Court Watson: AI implementations, especially if they involve a privately built and privately managed large language model, can constitute significant investments for organizations, making ROI an important measure of success for these projects. Measuring and communicating ROI for these tools begins with trust and adoption by finance teams in order to produce demonstrable metrics of success – like efficiency gains, error reduction, faster board-level reporting, and speedier decision-making – that can be reported up to the board or investors. Trust among key stakeholders can further be reinforced or built through routine AI audits, controls reporting, and ongoing risk assessments.
AIT: Looking ahead, what ethical and regulatory considerations do you believe CFOs and controllers must address as AI tools become more autonomous and influential in business decisions?

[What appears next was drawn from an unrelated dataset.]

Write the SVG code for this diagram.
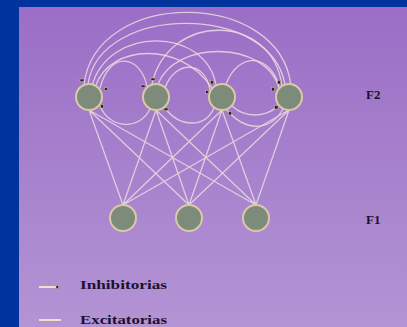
<svg xmlns="http://www.w3.org/2000/svg" width="407" height="327" viewBox="0 0 407 327">
<defs>
<linearGradient id="bg" x1="0" y1="0" x2="0" y2="1">
<stop offset="0" stop-color="#9a6ec6"/>
<stop offset="1" stop-color="#b394d4"/>
</linearGradient>
<style>
.c{fill:none;stroke:#eadbe0;stroke-width:1.3;stroke-opacity:0.85}
.n{fill:#7d8b7b;stroke:#d9c9a4;stroke-width:2}
.m{fill:#2a2030;stroke:#c8b890;stroke-width:0.6}
.t{font-family:"Liberation Serif",serif;font-weight:bold;fill:#1c1230}
</style>
</defs>
<rect width="407" height="327" fill="#00339b"/>
<rect x="19" y="7" width="388" height="320" fill="url(#bg)"/>
<g id="connectors">
<path class="c" d="M89,110 L123,205 M89,110 L189,205 M89,110 L256,205 M156,110 L123,205 M156,110 L189,205 M156,110 L256,205 M222,110 L123,205 M222,110 L189,205 M222,110 L256,205 M289,110 L123,205 M289,110 L189,205 M289,110 L256,205"/>
<path class="c" d="M84,85 C95,-12 280,-12 291,86"/>
<path class="c" d="M88,84 C100,3 272,3 285,85"/>
<path class="c" d="M92,86 C108,26 205,26 216,85"/>
<path class="c" d="M152,84 C168,12 272,12 282,86"/>
<path class="c" d="M158,84 C175,40 265,40 279,88"/>
<path class="c" d="M100,88 C110,50 140,55 147,86"/>
<path class="c" d="M96,85 C110,45 180,40 212,88"/>
<path class="c" d="M165,88 C175,60 205,60 210,90"/>
<path class="c" d="M226,84 C240,50 270,55 279,86"/>
<path class="c" d="M100,106 C110,130 140,130 150,109"/>
<path class="c" d="M165,108 C180,128 205,128 214,108"/>
<path class="c" d="M232,106 C245,118 265,118 278,106"/>
<path class="c" d="M226,109 C245,132 270,132 283,109"/>
</g>
<g id="n1"><circle class="n" cx="89" cy="97" r="13"/></g>
<g id="n2"><circle class="n" cx="156" cy="97" r="13"/></g>
<g id="n3"><circle class="n" cx="222" cy="97" r="13"/></g>
<g id="n4"><circle class="n" cx="289" cy="97" r="13"/></g>
<g id="m1"><circle class="n" cx="123" cy="218" r="13"/></g>
<g id="m2"><circle class="n" cx="189" cy="218" r="13"/></g>
<g id="m3"><circle class="n" cx="256" cy="218" r="13"/></g>
<g id="markers">
<rect class="m" x="80" y="79" width="4" height="2.5"/>
<rect class="m" x="104.5" y="87.5" width="3" height="3"/>
<rect class="m" x="100.5" y="104.5" width="3" height="3.5"/>
<rect class="m" x="151" y="78" width="4" height="2.5"/>
<rect class="m" x="141" y="85" width="4" height="2.5"/>
<rect class="m" x="164" y="108" width="4" height="2.5"/>
<rect class="m" x="210.5" y="80.5" width="3" height="3.5"/>
<rect class="m" x="205.5" y="90.5" width="3" height="3"/>
<rect class="m" x="228.5" y="111.5" width="3" height="3.5"/>
<rect class="m" x="277.5" y="80.5" width="3" height="3.5"/>
<rect class="m" x="271.5" y="87.5" width="3" height="3.5"/>
<rect class="m" x="274.5" y="105.5" width="3.5" height="3.5"/>
</g>
<g id="labels">
<text class="t" x="366" y="99" font-size="13">F2</text>
<text class="t" x="366" y="224" font-size="13">F1</text>
</g>
<g id="legend">
<line x1="39" y1="287" x2="56" y2="287" stroke="#f0e0c8" stroke-width="2"/>
<rect class="m" x="56" y="285.5" width="2.5" height="3"/>
<text class="t" x="80" y="289" font-size="13" textLength="87" lengthAdjust="spacingAndGlyphs">Inhibitorias</text>
<line x1="39" y1="320" x2="61" y2="320" stroke="#f0e0c8" stroke-width="2"/>
<text class="t" x="80" y="324" font-size="12" textLength="87" lengthAdjust="spacingAndGlyphs">Excitatorias</text>
</g>
</svg>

Court Watson: As AI continues to evolve, CFOs and controllers should establish and follow a defined framework that continually addresses ethical and regulatory considerations such as transparency, fairness and bias mitigation, data and privacy security, and regulatory compliance. By embedding these considerations into AI strategies from the outset and keeping a continuous pulse on them, finance leaders will be better able to position their organizations for responsible – and possibly faster, safer – innovation.
AIT: Tag a person from the industry who you would like to feature in our Top Voice interview series:
Court Watson: I’d suggest connecting with one of our Finance SGO leaders, like Ed Hardy.